Still, executives and board members in adjacent “moonshot” areas can take something useful from how this is unfolding. Space science is increasingly an evidence pipeline, where faster confirmation can reorder priorities and budgets. GJ 3378b is singled out as especially intriguing not only because it sits in the habitable zone, but because it is so close that confirming habitability should be easier than for more distant candidates. Paul Robertson, an astronomer at the University of California, Irvine and the study’s first author, is quoted saying, “25 light-years sounds like a long way, but the Milky Way is about 100,000 light-years across, so in that respect it’s our next-door neighbor.” That quote is doing real work: it explains why astronomers are treating this target as a near-term opportunity rather than a far-future curiosity.
The follow-up logic is also clear in the paper’s framing about what atmospheric detection would unlock.
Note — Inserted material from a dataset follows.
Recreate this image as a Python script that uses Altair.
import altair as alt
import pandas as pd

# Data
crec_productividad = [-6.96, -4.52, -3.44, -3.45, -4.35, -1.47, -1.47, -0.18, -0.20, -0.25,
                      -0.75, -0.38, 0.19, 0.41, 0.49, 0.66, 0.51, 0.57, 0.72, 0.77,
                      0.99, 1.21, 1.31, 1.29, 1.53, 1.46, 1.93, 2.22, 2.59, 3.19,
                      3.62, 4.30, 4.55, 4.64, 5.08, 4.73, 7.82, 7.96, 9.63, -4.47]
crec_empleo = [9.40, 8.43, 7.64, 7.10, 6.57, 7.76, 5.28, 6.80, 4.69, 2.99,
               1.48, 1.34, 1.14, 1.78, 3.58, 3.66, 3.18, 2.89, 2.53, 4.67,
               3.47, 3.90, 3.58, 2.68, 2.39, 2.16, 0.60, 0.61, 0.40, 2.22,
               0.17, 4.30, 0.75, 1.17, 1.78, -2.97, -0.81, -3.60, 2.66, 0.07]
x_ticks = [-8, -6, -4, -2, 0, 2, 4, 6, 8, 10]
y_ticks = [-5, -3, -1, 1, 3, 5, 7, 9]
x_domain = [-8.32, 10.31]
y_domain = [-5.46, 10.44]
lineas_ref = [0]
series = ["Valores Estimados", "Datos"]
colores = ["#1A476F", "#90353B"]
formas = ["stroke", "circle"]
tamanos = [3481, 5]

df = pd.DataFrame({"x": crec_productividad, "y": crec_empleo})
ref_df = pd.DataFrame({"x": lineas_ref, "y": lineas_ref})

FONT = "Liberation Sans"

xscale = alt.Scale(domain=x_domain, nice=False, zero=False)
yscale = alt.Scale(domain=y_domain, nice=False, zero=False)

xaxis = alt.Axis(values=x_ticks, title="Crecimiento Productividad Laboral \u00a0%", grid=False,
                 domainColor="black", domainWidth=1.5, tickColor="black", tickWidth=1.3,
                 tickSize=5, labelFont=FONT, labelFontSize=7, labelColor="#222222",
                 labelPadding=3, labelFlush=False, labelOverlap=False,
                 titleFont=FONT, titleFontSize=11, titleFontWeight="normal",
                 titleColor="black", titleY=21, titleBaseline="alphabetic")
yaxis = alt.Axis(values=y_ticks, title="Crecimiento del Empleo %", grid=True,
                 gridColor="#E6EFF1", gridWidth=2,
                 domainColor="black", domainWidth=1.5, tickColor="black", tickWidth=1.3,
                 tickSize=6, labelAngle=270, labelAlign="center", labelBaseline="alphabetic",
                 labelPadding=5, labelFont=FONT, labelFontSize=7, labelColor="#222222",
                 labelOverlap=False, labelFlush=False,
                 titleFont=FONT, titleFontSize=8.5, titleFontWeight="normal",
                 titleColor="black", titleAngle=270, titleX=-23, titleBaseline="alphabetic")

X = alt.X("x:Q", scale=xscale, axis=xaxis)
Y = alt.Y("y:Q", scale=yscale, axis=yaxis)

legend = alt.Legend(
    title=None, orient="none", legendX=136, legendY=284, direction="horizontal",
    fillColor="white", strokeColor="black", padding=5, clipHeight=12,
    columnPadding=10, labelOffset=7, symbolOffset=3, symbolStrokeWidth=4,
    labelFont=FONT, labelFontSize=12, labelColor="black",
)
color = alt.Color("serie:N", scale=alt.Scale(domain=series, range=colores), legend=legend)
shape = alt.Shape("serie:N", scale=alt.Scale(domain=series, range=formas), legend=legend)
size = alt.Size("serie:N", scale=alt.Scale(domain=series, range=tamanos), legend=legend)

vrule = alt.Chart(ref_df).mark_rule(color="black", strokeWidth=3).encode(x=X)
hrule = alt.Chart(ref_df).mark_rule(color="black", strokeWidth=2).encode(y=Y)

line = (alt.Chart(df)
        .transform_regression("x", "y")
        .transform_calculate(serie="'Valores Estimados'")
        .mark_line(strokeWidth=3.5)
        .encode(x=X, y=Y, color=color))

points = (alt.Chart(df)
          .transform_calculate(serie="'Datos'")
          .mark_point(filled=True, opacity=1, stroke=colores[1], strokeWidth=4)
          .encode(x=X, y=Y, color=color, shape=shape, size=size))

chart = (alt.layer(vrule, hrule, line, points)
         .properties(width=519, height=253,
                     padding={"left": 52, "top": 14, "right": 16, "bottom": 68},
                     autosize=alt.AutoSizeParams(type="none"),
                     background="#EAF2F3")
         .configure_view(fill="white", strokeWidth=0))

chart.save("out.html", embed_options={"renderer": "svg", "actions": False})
The study co-author Gogod James, an undergraduate student at UC Irvine, is quoted saying, “If a planet in the habitable zone has a proper atmosphere, we can justify further research looking for biosignatures, liquid water or other signs of life.” And Michael Endl, an astronomer at the McDonald Observatory and the University of Texas at Austin, adds a broader strategic angle: “About 70% of stars in our galaxy are red dwarfs, so they represent the standard,” and “It’s really important that we understand the planet population around these stars.” In practical terms, red dwarfs are the default backdrop in the Milky Way, so tightening our knowledge of their planetary systems is not a niche obsession. It is population science, which affects how teams design future observing campaigns.
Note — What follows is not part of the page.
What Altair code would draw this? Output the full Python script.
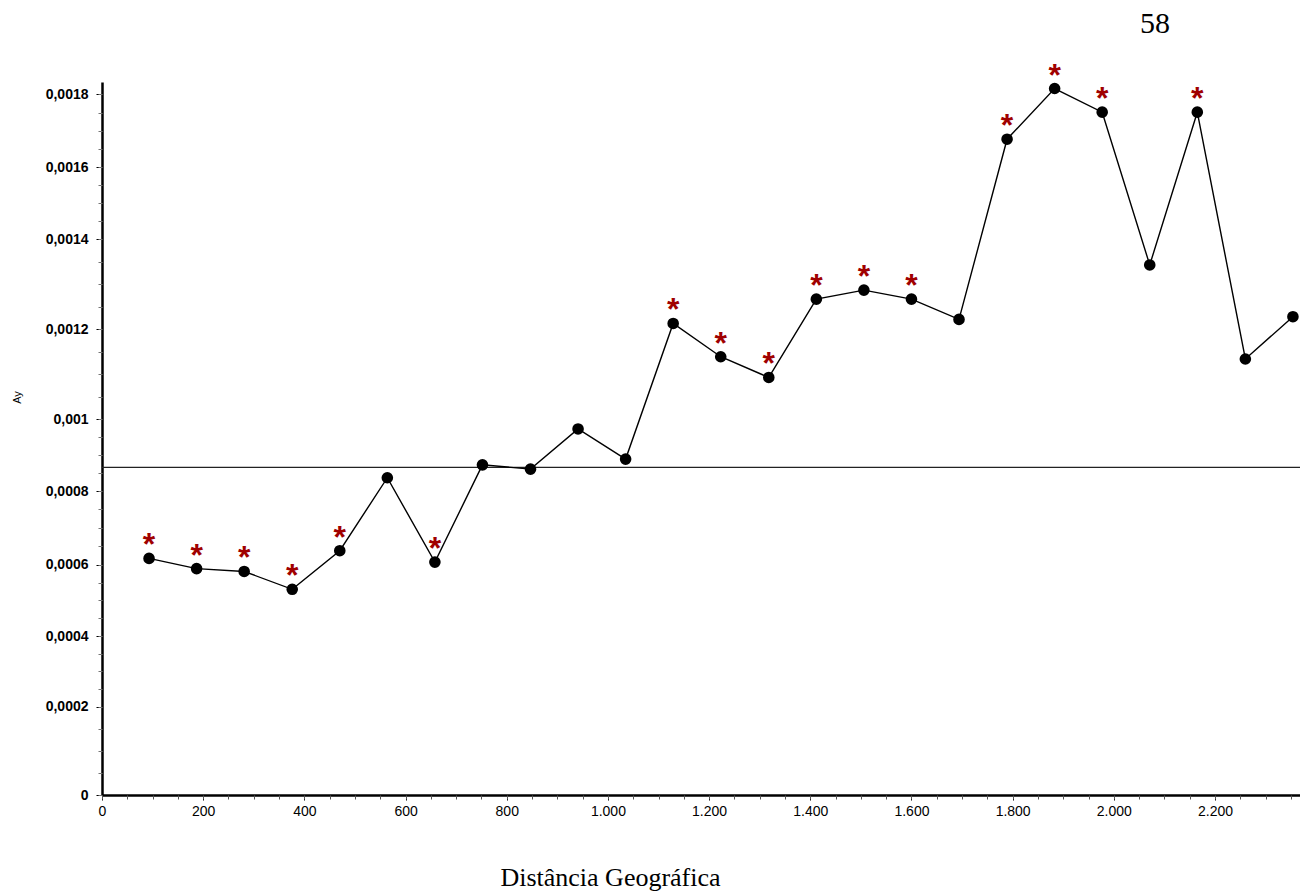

So where does this leave decision-makers who care about science throughput, instrumentation, and the next wave of discoveries? GJ 3378b now looks like a better bet than it did last year, because the mass recalculation strengthens the case that it is a rocky super Earth, not a larger world with crushing pressures or a mini gas giant composition. That improves the statistical odds that an atmosphere could exist, which would determine whether GJ 3378b moves up in the queue for deeper study. The stakes are straightforward: without an atmosphere, the habitability hypothesis stalls. With one, this nearby red dwarf system could become one of the most intensively investigated exoplanet targets on the sky.